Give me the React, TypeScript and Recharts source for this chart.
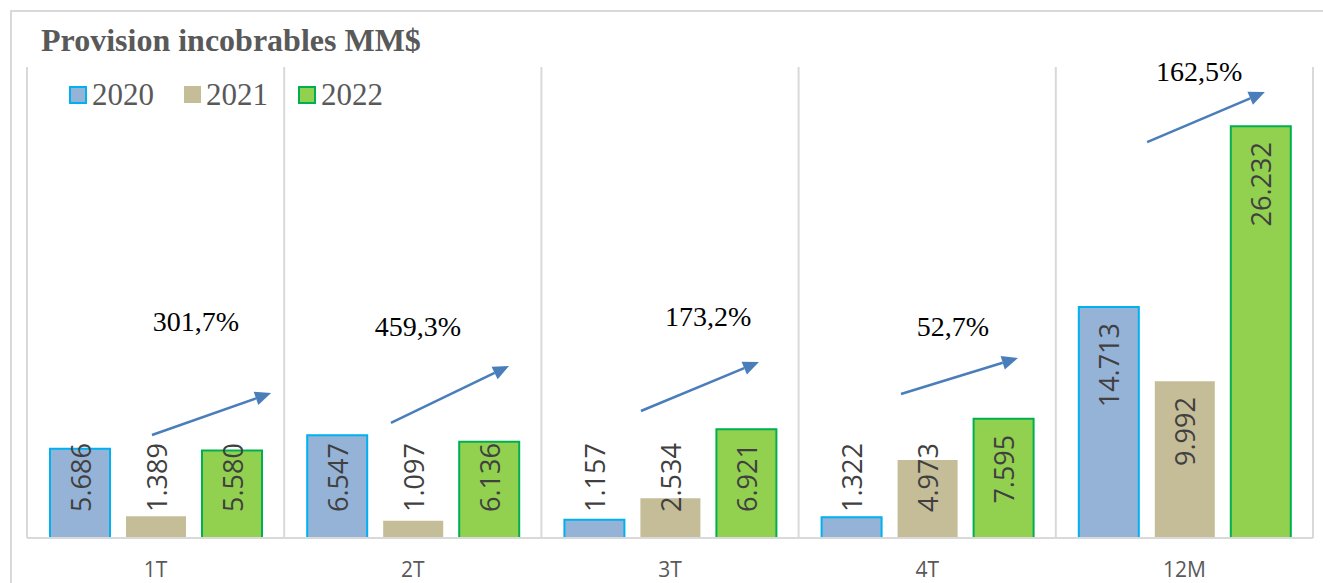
import React from 'react';
import { BarChart, Bar, XAxis, YAxis, LabelList, ReferenceLine, ScatterChart, Scatter } from 'recharts';

const categories = ['1T', '2T', '3T', '4T', '12M'];
const values2020 = [5686, 6547, 1157, 1322, 14713];
const values2021 = [1389, 1097, 2534, 4973, 9992];
const values2022 = [5580, 6136, 6921, 7595, 26232];

// growth notes (x in category units on a 0..5 axis, y in data units)
const growthLabels = ['301,7%', '459,3%', '173,2%', '52,7%', '162,5%'];
const growthX = [0.657, 1.52, 2.648, 3.6, 4.557];
const growthY = [13185, 12865, 13500, 12865, 29105];
const arrowSegments = [
    [{ x: 0.486, y: 6560 }, { x: 0.949, y: 9235 }],
    [{ x: 1.415, y: 7325 }, { x: 1.874, y: 10955 }],
    [{ x: 2.387, y: 8090 }, { x: 2.846, y: 11210 }],
    [{ x: 3.398, y: 9170 }, { x: 3.853, y: 11465 }],
    [{ x: 4.355, y: 25220 }, { x: 4.813, y: 28405 }],
];

const series = [
    { key: 'y2020', name: '2020', fill: '#95B3D7', stroke: '#00B0F0' },
    { key: 'y2021', name: '2021', fill: '#C4BD97', stroke: 'none' },
    { key: 'y2022', name: '2022', fill: '#92D050', stroke: '#00B050' },
];

const data = categories.map((c, i) => ({
    name: c,
    y2020: values2020[i],
    y2021: values2021[i],
    y2022: values2022[i],
}));

const growthData = growthLabels.map((g, i) => ({ x: growthX[i], y: growthY[i], label: g }));

const W = 1323;
const H = 583;
const MARGIN = { top: 67, right: 10, left: 27, bottom: 0 };
const AXIS_H = 45;
const Y_DOMAIN: [number, number] = [0, 30000];

const fmt = (v: number) => String(v).replace(/\B(?=(\d{3})+(?!\d))/g, '.');

const LABEL_FS = 27;

const ValueLabel = (props: any) => {
    const { x, y, width, height, value } = props;
    if ([x, y, width, height].some((n) => n == null || isNaN(n))) return null;
    const txt = fmt(value);
    const digits = txt.replace(/\./g, '').length;
    const dots = txt.length - digits;
    const len = (digits * 0.572 + dots * 0.27) * LABEL_FS;
    const base = y + height;
    const cx = x + width / 2;
    const topY = y + 16;
    let py = topY;
    let anchor: 'start' | 'end' = 'end';
    if (topY + len > base - 26) {
        py = base - 26;
        anchor = 'start';
    }
    return (
        <text
            x={cx}
            y={py}
            transform={`rotate(-90, ${cx}, ${py})`}
            textAnchor={anchor}
            dominantBaseline="central"
            fill="#404040"
            fontSize={LABEL_FS}
            fontFamily="'Open Sans', sans-serif"
        >
            {txt}
        </text>
    );
};

const Arrow = (props: any) => {
    const { x1, y1, x2, y2 } = props;
    if ([x1, y1, x2, y2].some((n) => n == null || isNaN(n))) return null;
    const ang = Math.atan2(y2 - y1, x2 - x1);
    const L = 16;
    const hw = 7;
    const bx = x2 - L * Math.cos(ang);
    const by = y2 - L * Math.sin(ang);
    const px = -Math.sin(ang) * hw;
    const py = Math.cos(ang) * hw;
    return (
        <g>
            <line x1={x1} y1={y1} x2={bx} y2={by} stroke="#4A7EBB" strokeWidth={2.5} />
            <polygon points={`${x2},${y2} ${bx + px},${by + py} ${bx - px},${by - py}`} fill="#4A7EBB" />
        </g>
    );
};

const GrowthText = (props: any) => {
    const { cx, cy, payload } = props;
    if (cx == null || cy == null) return null;
    return (
        <text x={cx} y={cy} textAnchor="middle" fill="#000" fontSize={28} fontFamily="'Liberation Serif', serif">
            {payload.label}
        </text>
    );
};

const LegendBox = () => (
    <div
        style={{
            position: 'absolute',
            left: 69,
            top: 79,
            display: 'flex',
            alignItems: 'center',
            fontFamily: "'Liberation Serif', serif",
            fontSize: 31,
            color: '#595959',
        }}
    >
        {series.map((s) => (
            <div key={s.key} style={{ display: 'flex', alignItems: 'center', marginRight: 30 }}>
                <span
                    style={{
                        display: 'inline-block',
                        width: s.stroke === 'none' ? 17 : 14,
                        height: s.stroke === 'none' ? 17 : 14,
                        background: s.fill,
                        border: s.stroke === 'none' ? 'none' : `2px solid ${s.stroke}`,
                        marginRight: 5,
                    }}
                />
                <span style={{ lineHeight: '31px' }}>{s.name}</span>
            </div>
        ))}
    </div>
);

export default function App() {
    return (
        <div style={{ position: 'absolute', left: 0, top: 0, width: W, height: H, background: '#fff', overflow: 'hidden' }}>
            <div
                style={{
                    position: 'absolute',
                    left: 10,
                    top: 10,
                    width: 1340,
                    height: 600,
                    borderLeft: '2px solid #d9d9d9',
                    borderTop: '2px solid #d9d9d9',
                }}
            />
            <div
                style={{
                    position: 'absolute',
                    left: 41,
                    top: 22,
                    fontFamily: "'Liberation Serif', serif",
                    fontWeight: 'bold',
                    fontSize: 32,
                    color: '#595959',
                    whiteSpace: 'nowrap',
                }}
            >
                Provision incobrables MM$
            </div>
            <LegendBox />
            <div style={{ position: 'absolute', left: 0, top: 0 }}>
                <BarChart width={W} height={H} data={data} margin={MARGIN} barSize={60} barGap={16}>
                    <XAxis
                        dataKey="name"
                        height={AXIS_H}
                        axisLine={{ stroke: '#d9d9d9', strokeWidth: 2 }}
                        tickLine={false}
                        tickMargin={18}
                        tick={{ fill: '#595959', fontSize: 21, fontFamily: "'Open Sans', sans-serif" }}
                    />
                    <YAxis hide domain={Y_DOMAIN} allowDataOverflow />
                    {categories.map((c) => (
                        <ReferenceLine key={`b${c}`} x={c} position="start" stroke="#d9d9d9" strokeWidth={2} />
                    ))}
                    <ReferenceLine x={categories[categories.length - 1]} position="end" stroke="#d9d9d9" strokeWidth={2} />
                    {series.map((s) => (
                        <Bar
                            key={s.key}
                            dataKey={s.key}
                            name={s.name}
                            fill={s.fill}
                            stroke={s.stroke}
                            strokeWidth={2}
                            isAnimationActive={false}
                        >
                            <LabelList dataKey={s.key} content={<ValueLabel />} />
                        </Bar>
                    ))}
                </BarChart>
            </div>
            <div style={{ position: 'absolute', left: 0, top: 0, pointerEvents: 'none' }}>
                <ScatterChart width={W} height={H} margin={{ ...MARGIN, bottom: AXIS_H }}>
                    <XAxis type="number" dataKey="x" domain={[0, 5]} hide />
                    <YAxis type="number" dataKey="y" domain={Y_DOMAIN} hide />
                    {arrowSegments.map((seg, i) => (
                        <ReferenceLine key={`a${i}`} segment={seg} shape={<Arrow />} />
                    ))}
                    <Scatter data={growthData} shape={<GrowthText />} isAnimationActive={false} />
                </ScatterChart>
            </div>
        </div>
    );
}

* _WHAT YOU ARE ASKED TO DO_: Copy all the lines of data exactly as they appear, dropping any images.

* _TASK SOLUTION_:
Give me the React, TypeScript and Recharts source for this chart.
import React from 'react';
import { BarChart, Bar, XAxis, YAxis, LabelList, ReferenceLine, ScatterChart, Scatter } from 'recharts';

const categories = ['1T', '2T', '3T', '4T', '12M'];
const values2020 = [5686, 6547, 1157, 1322, 14713];
const values2021 = [1389, 1097, 2534, 4973, 9992];
const values2022 = [5580, 6136, 6921, 7595, 26232];

// growth notes (x in category units on a 0..5 axis, y in data units)
const growthLabels = ['301,7%', '459,3%', '173,2%', '52,7%', '162,5%'];
const growthX = [0.657, 1.52, 2.648, 3.6, 4.557];
const growthY = [13185, 12865, 13500, 12865, 29105];
const arrowSegments = [
    [{ x: 0.486, y: 6560 }, { x: 0.949, y: 9235 }],
    [{ x: 1.415, y: 7325 }, { x: 1.874, y: 10955 }],
    [{ x: 2.387, y: 8090 }, { x: 2.846, y: 11210 }],
    [{ x: 3.398, y: 9170 }, { x: 3.853, y: 11465 }],
    [{ x: 4.355, y: 25220 }, { x: 4.813, y: 28405 }],
];

const series = [
    { key: 'y2020', name: '2020', fill: '#95B3D7', stroke: '#00B0F0' },
    { key: 'y2021', name: '2021', fill: '#C4BD97', stroke: 'none' },
    { key: 'y2022', name: '2022', fill: '#92D050', stroke: '#00B050' },
];

const data = categories.map((c, i) => ({
    name: c,
    y2020: values2020[i],
    y2021: values2021[i],
    y2022: values2022[i],
}));

const growthData = growthLabels.map((g, i) => ({ x: growthX[i], y: growthY[i], label: g }));

const W = 1323;
const H = 583;
const MARGIN = { top: 67, right: 10, left: 27, bottom: 0 };
const AXIS_H = 45;
const Y_DOMAIN: [number, number] = [0, 30000];

const fmt = (v: number) => String(v).replace(/\B(?=(\d{3})+(?!\d))/g, '.');

const LABEL_FS = 27;

const ValueLabel = (props: any) => {
    const { x, y, width, height, value } = props;
    if ([x, y, width, height].some((n) => n == null || isNaN(n))) return null;
    const txt = fmt(value);
    const digits = txt.replace(/\./g, '').length;
    const dots = txt.length - digits;
    const len = (digits * 0.572 + dots * 0.27) * LABEL_FS;
    const base = y + height;
    const cx = x + width / 2;
    const topY = y + 16;
    let py = topY;
    let anchor: 'start' | 'end' = 'end';
    if (topY + len > base - 26) {
        py = base - 26;
        anchor = 'start';
    }
    return (
        <text
            x={cx}
            y={py}
            transform={`rotate(-90, ${cx}, ${py})`}
            textAnchor={anchor}
            dominantBaseline="central"
            fill="#404040"
            fontSize={LABEL_FS}
            fontFamily="'Open Sans', sans-serif"
        >
            {txt}
        </text>
    );
};

const Arrow = (props: any) => {
    const { x1, y1, x2, y2 } = props;
    if ([x1, y1, x2, y2].some((n) => n == null || isNaN(n))) return null;
    const ang = Math.atan2(y2 - y1, x2 - x1);
    const L = 16;
    const hw = 7;
    const bx = x2 - L * Math.cos(ang);
    const by = y2 - L * Math.sin(ang);
    const px = -Math.sin(ang) * hw;
    const py = Math.cos(ang) * hw;
    return (
        <g>
            <line x1={x1} y1={y1} x2={bx} y2={by} stroke="#4A7EBB" strokeWidth={2.5} />
            <polygon points={`${x2},${y2} ${bx + px},${by + py} ${bx - px},${by - py}`} fill="#4A7EBB" />
        </g>
    );
};

const GrowthText = (props: any) => {
    const { cx, cy, payload } = props;
    if (cx == null || cy == null) return null;
    return (
        <text x={cx} y={cy} textAnchor="middle" fill="#000" fontSize={28} fontFamily="'Liberation Serif', serif">
            {payload.label}
        </text>
    );
};

const LegendBox = () => (
    <div
        style={{
            position: 'absolute',
            left: 69,
            top: 79,
            display: 'flex',
            alignItems: 'center',
            fontFamily: "'Liberation Serif', serif",
            fontSize: 31,
            color: '#595959',
        }}
    >
        {series.map((s) => (
            <div key={s.key} style={{ display: 'flex', alignItems: 'center', marginRight: 30 }}>
                <span
                    style={{
                        display: 'inline-block',
                        width: s.stroke === 'none' ? 17 : 14,
                        height: s.stroke === 'none' ? 17 : 14,
                        background: s.fill,
                        border: s.stroke === 'none' ? 'none' : `2px solid ${s.stroke}`,
                        marginRight: 5,
                    }}
                />
                <span style={{ lineHeight: '31px' }}>{s.name}</span>
            </div>
        ))}
    </div>
);

export default function App() {
    return (
        <div style={{ position: 'absolute', left: 0, top: 0, width: W, height: H, background: '#fff', overflow: 'hidden' }}>
            <div
                style={{
                    position: 'absolute',
                    left: 10,
                    top: 10,
                    width: 1340,
                    height: 600,
                    borderLeft: '2px solid #d9d9d9',
                    borderTop: '2px solid #d9d9d9',
                }}
            />
            <div
                style={{
                    position: 'absolute',
                    left: 41,
                    top: 22,
                    fontFamily: "'Liberation Serif', serif",
                    fontWeight: 'bold',
                    fontSize: 32,
                    color: '#595959',
                    whiteSpace: 'nowrap',
                }}
            >
                Provision incobrables MM$
            </div>
            <LegendBox />
            <div style={{ position: 'absolute', left: 0, top: 0 }}>
                <BarChart width={W} height={H} data={data} margin={MARGIN} barSize={60} barGap={16}>
                    <XAxis
                        dataKey="name"
                        height={AXIS_H}
                        axisLine={{ stroke: '#d9d9d9', strokeWidth: 2 }}
                        tickLine={false}
                        tickMargin={18}
                        tick={{ fill: '#595959', fontSize: 21, fontFamily: "'Open Sans', sans-serif" }}
                    />
                    <YAxis hide domain={Y_DOMAIN} allowDataOverflow />
                    {categories.map((c) => (
                        <ReferenceLine key={`b${c}`} x={c} position="start" stroke="#d9d9d9" strokeWidth={2} />
                    ))}
                    <ReferenceLine x={categories[categories.length - 1]} position="end" stroke="#d9d9d9" strokeWidth={2} />
                    {series.map((s) => (
                        <Bar
                            key={s.key}
                            dataKey={s.key}
                            name={s.name}
                            fill={s.fill}
                            stroke={s.stroke}
                            strokeWidth={2}
                            isAnimationActive={false}
                        >
                            <LabelList dataKey={s.key} content={<ValueLabel />} />
                        </Bar>
                    ))}
                </BarChart>
            </div>
            <div style={{ position: 'absolute', left: 0, top: 0, pointerEvents: 'none' }}>
                <ScatterChart width={W} height={H} margin={{ ...MARGIN, bottom: AXIS_H }}>
                    <XAxis type="number" dataKey="x" domain={[0, 5]} hide />
                    <YAxis type="number" dataKey="y" domain={Y_DOMAIN} hide />
                    {arrowSegments.map((seg, i) => (
                        <ReferenceLine key={`a${i}`} segment={seg} shape={<Arrow />} />
                    ))}
                    <Scatter data={growthData} shape={<GrowthText />} isAnimationActive={false} />
                </ScatterChart>
            </div>
        </div>
    );
}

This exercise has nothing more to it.